|Distinctive BMW X3 Ships from Spartanburg, SC||| Print ||
|Thursday, 02 August 2012 16:02|
By Steve Schaefer
San Leandro Times
BMW has cachet — and its 3 Series cars have been its most popular for decades. With the rise in compact SUVs (and crossovers), it was inevitable that the German brand would expand into that segment, and, in 2004, they did, offering the original X3 alongside the larger X5.
I drove one of these first-gen cars and it didn’t feel as “BMW-like” as I expected. I read elsewhere of complaints about the overly firm ride and a kind of plainness to the design.
Well, folks, don’t worry, because the new X3 is completely BMW — even though it is now built in Spartanburg, South Carolina. BMW started assembling the Z3 sports car there a long time ago and it’s now the source for all the X vehicles — X5 and X6 included. Americans are the largest consumers of tall wagons, and it only makes sense to build them here — for worldwide distribution.
BMWs are some of the most distinctive cars on the road, so you’ll immediately recognize the twin-kidney grille, and all of the brand’s X-series “Sports Activity Vehicles” have recognizable shapes to clue you in. The new model still has lots of lines on the surface, including six on the hood alone, but it’s a little smoother and prettier than before. The headlight assemblies are large and prominent while the taillamps wear the T shape that was established in the first generation. The sides have three sets of lines to take your eye along the surface.
My Space Gray Metallic test car arrived with the inline 3.0-liter 6-cylinder engine, as the X3 xDrive35i. It has an even 300 horsepower — which felt like lots. It’s reputed to go from zero to 60 mph in just 5.5 seconds. I didn’t time it myself, but it felt like it was up to the job.
The eight-speed automatic has two extra gears, so there’s a taller one for more efficiency while still giving you a quick shot off the line in the lower gears. You can shift manually (no clutch), too.
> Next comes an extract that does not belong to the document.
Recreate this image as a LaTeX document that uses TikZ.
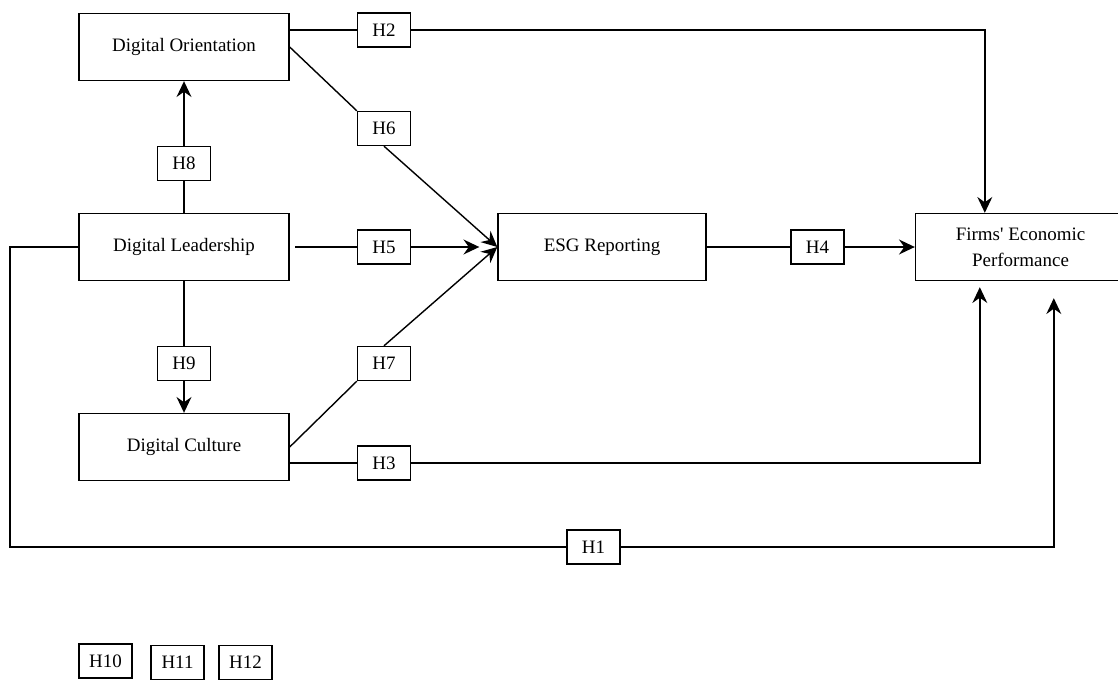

The xDrive28i model sits below the xDrive35i, and now comes with a turbocharged 240-horsepower four-cylinder for increased efficiency and a little lower initial cost.
The EPA gives the X3 with the straight-six engine ratings of 19 City, 26 Highway and 21 Average. I averaged just 17.4 mpg. Green Vehicle Guide scores are a mid-pack 6 for Air Pollution and 4 for Greenhouse Gas.
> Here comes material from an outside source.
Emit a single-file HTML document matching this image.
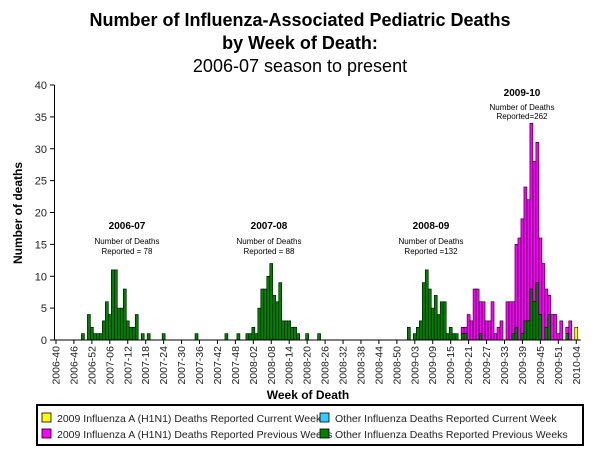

Thanks to the electronic control of pretty much everything in the car, you can configure the driving characteristics using the Driving Dynamics Control lever. This optional feature lets you adjust the shock absorber firmness, engine throttle response, transmission shift characteristics, level of power steering assist, and stability control mode. That means that by choosing Normal, Sport or Sport +, you can have three quite different driving experiences.
I discovered that Normal felt fine on the freeway and around town, but when I tried the sportier settings, intermittently, it really made a difference. Especially with a tall vehicle, having the tauter handling on the windier roads was a treat. Of course, it being a BMW, even Normal was more satisfying than the average car.
The first-generation X3 may have seemed a little basic and plain, but this new X3 has all the feeling of a BMW, including the straightforward, flat instrument panel and the typical matte surface textures that convey understated luxury. There was plenty of Fineline Sienna wood trim in my tester, too. The always-excellent BMW seats are firm and hold you in place while you’re testing to see if that 5.5-second 0-60 time is accurate.
The X3 isn’t a cheap car to begin with. The xDrive35i starts at $43,595, but there are lots of extras you can pack on, and my tester was a rolling example of how to do this. The Sport Activity Package upgraded the wheels to 19-inch double-spoked alloys and enhanced the transmission and seats, while turning the headliner black (anthracite) and installing Aluminum Satin roof rails. Two cold-weather packages (neither of which I’d really require here in California) heated the steering wheel, and front and rear seats, as well as providing retractable headlight washers.
The Dynamic Handling Package gave me that adjustable ride and driving configuration I mentioned earlier. The Premium Package further loaded the boat with a power tailgate, keyless entry, ambiance lighting and much more. Premium Sound upgraded the audio system and added Satellite Radio. The Technology Package added lots of cool things you’d want to have, such as the rear-view camera with a special “Top View” feature, Park Distance Control, and a navigation system with real-time traffic information. I think that’s everything.
What happened is that a $43,000 car became a $56,295 one — compact, but loaded. What’s not to like (other than making the payments)?